As was case in 1973, Americans want president to get congressional approval
PRINCETON, NJ -- An overwhelming 79% majority of Americans believe the president should get the approval of Congress before sending U.S. armed forces into action outside the United States, and 70% believe congressional approval should be required before the president decides to bomb suspected terrorists.
According to Gallup trends, there has been little change over the last 35 years in the basic sentiment that the president needs congressional approval before sending U.S. troops into combat overseas.
The year 1973 was significant in the history of debate over presidential war powers. That year, U.S. involvement in the Vietnam War was drawing to a close and Congress acted in an attempt to bring clarity to the war powers issue -- enacting over President Nixon's veto the War Powers Act of 1973, which said, in part: "The President, in every possible instance, shall consult with Congress before introducing United States Armed Forces into hostilities or into situations where imminent involvement in hostilities is clearly indicated by the circumstances, and after every such introduction shall consult regularly with the Congress until United States Armed Forces are no longer engaged in hostilities or have been removed from such situations."
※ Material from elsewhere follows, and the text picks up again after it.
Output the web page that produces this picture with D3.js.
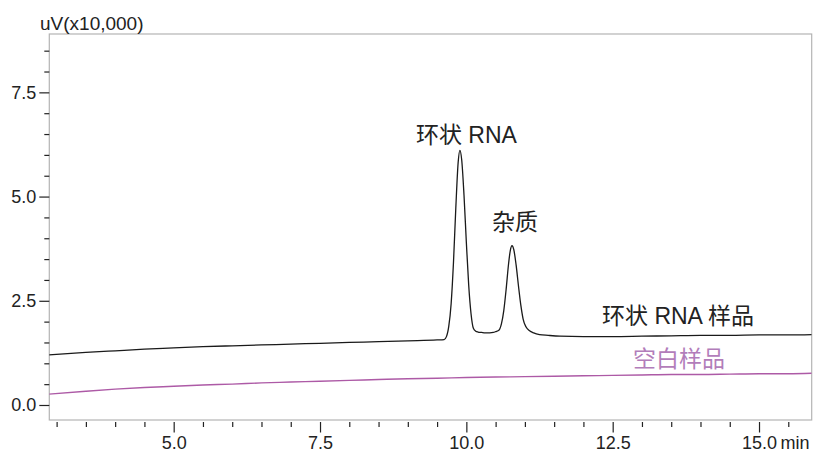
<!DOCTYPE html>
<html>
<head>
<meta charset="utf-8">
<script src="https://cdn.jsdelivr.net/npm/d3@7"></script>
<style>
  html, body { margin: 0; padding: 0; background: #fff; }
  svg { display: block; }
  text { font-family: "Liberation Sans", Arial, "Noto Sans CJK SC", sans-serif; }
</style>
</head>
<body>
<svg id="chart" width="815" height="454"></svg>
<script>
// ---- data ----
const sampleTime = [2.87, 3.5, 4.0, 4.5, 5.0, 5.5, 6.0, 6.5, 7.0, 7.5, 8.0, 8.5, 9.0, 9.5, 9.62,
  9.66, 9.70, 9.74, 9.78, 9.82, 9.86, 9.89, 9.92, 9.96, 10.00, 10.04, 10.08, 10.12, 10.16, 10.20,
  10.26, 10.32, 10.40, 10.46, 10.50, 10.56, 10.60, 10.64, 10.68, 10.72, 10.75, 10.78, 10.81, 10.85,
  10.89, 10.93, 10.97, 11.02, 11.08, 11.15, 11.25, 11.4, 11.6, 12.0, 12.5, 13.0, 13.5, 14.0, 14.5,
  15.0, 15.5, 15.9];
const sampleSignal = [1.20, 1.26, 1.30, 1.34, 1.37, 1.40, 1.42, 1.44, 1.46, 1.48, 1.50, 1.52, 1.54, 1.56, 1.57,
  1.64, 1.89, 2.43, 3.42, 4.73, 5.82, 6.11, 5.89, 5.03, 3.90, 2.88, 2.19, 1.84, 1.77, 1.75,
  1.74, 1.73, 1.73, 1.74, 1.76, 1.80, 1.95, 2.27, 2.78, 3.37, 3.70, 3.82, 3.73, 3.36,
  2.86, 2.40, 2.06, 1.87, 1.78, 1.73, 1.69, 1.67, 1.65, 1.64, 1.64, 1.65, 1.66, 1.67, 1.67,
  1.68, 1.68, 1.69];

const blankTime = [2.87, 3.5, 4.0, 4.5, 5.0, 5.5, 6.0, 6.5, 7.0, 7.5, 8.0, 8.5, 9.0, 9.5, 10.0,
  10.5, 11.0, 11.5, 12.0, 12.5, 13.0, 13.5, 14.0, 14.5, 15.0, 15.5, 15.9];
const blankSignal = [0.26, 0.33, 0.38, 0.42, 0.45, 0.48, 0.50, 0.53, 0.55, 0.57, 0.59, 0.61, 0.63, 0.64, 0.66,
  0.67, 0.68, 0.69, 0.70, 0.71, 0.72, 0.73, 0.73, 0.74, 0.75, 0.75, 0.76];

const xMajorTicks = [5.0, 7.5, 10.0, 12.5, 15.0];
const yMajorTicks = [0.0, 2.5, 5.0, 7.5];
const yAxisTitle = "uV(x10,000)";
const xUnit = "min";
const peakLabels = [
  { text: "环状 RNA", t: 9.89, v: 6.11 },
  { text: "杂质", t: 10.78, v: 3.82 }
];
const seriesLabels = ["环状 RNA 样品", "空白样品"];

// ---- layout ----
const svg = d3.select("#chart");
const pLeft = 49.3, pRight = 811.7, pTop = 34, pBottom = 420;
const x = d3.scaleLinear().domain([2.875, 15.9]).range([pLeft, pRight]);
const y = d3.scaleLinear().domain([-0.36, 8.9]).range([pBottom, pTop]);

const xMinor = d3.range(3.0, 15.9, 0.5).filter(v => !xMajorTicks.some(m => Math.abs(m - v) < 1e-6));
const yMinor = d3.range(0.5, 8.9, 0.5).filter(v => !yMajorTicks.some(m => Math.abs(m - v) < 1e-6));

// frame
svg.append("rect")
  .attr("x", pLeft).attr("y", pTop)
  .attr("width", pRight - pLeft).attr("height", pBottom - pTop)
  .attr("fill", "none").attr("stroke", "#b4b4b4").attr("stroke-width", 1.2);

// y axis
const yAxisMinor = svg.append("g").attr("transform", `translate(${pLeft},0)`)
  .call(d3.axisLeft(y).tickValues(yMinor).tickSize(5).tickFormat(""));
const yAxisMajor = svg.append("g").attr("transform", `translate(${pLeft},0)`)
  .call(d3.axisLeft(y).tickValues(yMajorTicks).tickSize(10).tickPadding(3).tickFormat(d3.format(".1f")));
[yAxisMinor, yAxisMajor].forEach(g => {
  g.select(".domain").remove();
  g.selectAll(".tick line").attr("stroke", "#222").attr("stroke-width", 1.2);
});
yAxisMajor.selectAll(".tick text")
  .attr("font-size", 18).attr("fill", "#222")
  .style("font-family", "'Liberation Sans', Arial, sans-serif");

// x axis
const xAxisMinor = svg.append("g").attr("transform", `translate(0,${pBottom + 2})`)
  .call(d3.axisBottom(x).tickValues(xMinor).tickSize(5).tickFormat(""));
const xAxisMajor = svg.append("g").attr("transform", `translate(0,${pBottom + 2})`)
  .call(d3.axisBottom(x).tickValues(xMajorTicks).tickSize(10.5).tickPadding(4).tickFormat(d3.format(".1f")));
[xAxisMinor, xAxisMajor].forEach(g => {
  g.select(".domain").remove();
  g.selectAll(".tick line").attr("stroke", "#222").attr("stroke-width", 1.2);
});
xAxisMajor.selectAll(".tick text")
  .attr("font-size", 18).attr("fill", "#222")
  .style("font-family", "'Liberation Sans', Arial, sans-serif");

// unit after last tick label
const lastLabel = xAxisMajor.selectAll(".tick text").filter(d => d === 15.0);
const lastW = lastLabel.node().getComputedTextLength();
svg.append("text")
  .attr("x", x(15.0) + lastW / 2 + 4)
  .attr("y", pBottom + 2 + 10.5 + 4)
  .attr("dy", "0.71em")
  .attr("font-size", 18).attr("fill", "#222")
  .text(xUnit);

// y title
svg.append("text")
  .attr("x", 40).attr("y", 30)
  .attr("font-size", 19).attr("fill", "#222")
  .text(yAxisTitle);

// lines
svg.append("clipPath").attr("id", "clip")
  .append("rect").attr("x", pLeft).attr("y", pTop).attr("width", pRight - pLeft).attr("height", pBottom - pTop);

const line = d3.line().x(d => x(d[0])).y(d => y(d[1])).curve(d3.curveMonotoneX);

svg.append("path")
  .datum(blankTime.map((t, i) => [t, blankSignal[i]]))
  .attr("clip-path", "url(#clip)")
  .attr("fill", "none").attr("stroke", "#ad5aa6").attr("stroke-width", 1.4)
  .attr("d", line);

svg.append("path")
  .datum(sampleTime.map((t, i) => [t, sampleSignal[i]]))
  .attr("clip-path", "url(#clip)")
  .attr("fill", "none").attr("stroke", "#1a1a1a").attr("stroke-width", 1.3)
  .attr("d", line);

// peak labels
const cjk = "'Liberation Sans', 'Noto Sans CJK SC', sans-serif";
const labelSize = 23;
svg.append("text")
  .attr("x", x(peakLabels[0].t) - 44).attr("y", y(peakLabels[0].v) - 7)
  .attr("font-size", labelSize).attr("fill", "#222").style("font-family", cjk)
  .text(peakLabels[0].text);
svg.append("text")
  .attr("x", x(peakLabels[1].t) - 20).attr("y", y(peakLabels[1].v) - 16)
  .attr("font-size", labelSize).attr("fill", "#222").style("font-family", cjk)
  .text(peakLabels[1].text);

// series labels
svg.append("text")
  .attr("x", 602).attr("y", 324)
  .attr("font-size", labelSize).attr("fill", "#222").style("font-family", cjk)
  .text(seriesLabels[0]);
svg.append("text")
  .attr("x", 633).attr("y", 367)
  .attr("font-size", labelSize).attr("fill", "#b27dba").style("font-family", cjk)
  .text(seriesLabels[1]);
</script>
</body>
</html>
At that time, Congress was clearly reflecting the will of the people. Eighty percent of Americans in a November 1973 Gallup Poll agreed that Congress needed to give its stamp of approval before the president committed U.S. troops into action on foreign soil.
Now, some 35 years later, as the United States is involved in another drawn-out war, the percentage of Americans agreeing with this sentiment is almost exactly the same, at 79%.
What the U.S. Constitution's framers intended in terms of the war powers of the governmental branches and how exactly the nation should react in today's changed and fast-moving international environment continue to be a matter of dispute. This complexity led to the formation of a National War Powers Commission in 2007, created to review relevant legal and historical issues and, ultimately, to make a recommendation on how the executive and legislative branches should approach war situations. (The commission, headed by two former secretaries of state, James Baker and Warren Christopher, is set to make its final report Tuesday.)
The recent Gallup Poll shows that while there is some difference of opinion by partisanship on the idea that the president be required to get congressional approval, a majority of every political group agrees.
The current poll asked Americans about the necessity for the president to gain the approval of Congress before sending U.S. armed forces into action in five specific situations.
There is significant variation across these hypothetical situations. Half or more of Americans do not believe the president needs to get congressional approval before committing U.S. forces into action if the United States is attacked, if American citizens are in danger or in need of rescue abroad, or in order to conduct a humanitarian mission in response to a natural disaster.
On the other hand, there is widespread public agreement that the president needs congressional approval to send troops into action even if he or she does not think a combat operation would last a long time, and in a situation in which the president wants to use Air Force or Navy planes to bomb suspected terrorists.
Democrats are significantly more likely than Republicans to agree that the president needs
congressional approval before bombing suspected terrorists. Still -- as is the case for the basic war powers question -- even a slight majority of Republicans agree that congressional approval is needed in this scenario.
Results are based on telephone interviews with 1,017 national adults, aged 18 and older, conducted May 8-11, 2008. For results based on the total sample of national adults, one can say with 95% confidence that the maximum margin of sampling error is ±3 percentage points.
Interviews are conducted with respondents on land-line telephones (for respondents with a land-line telephone) and cellular phones (for respondents who are cell-phone only).
In addition to sampling error, question wording and practical difficulties in conducting surveys can introduce error or bias into the findings of public opinion polls.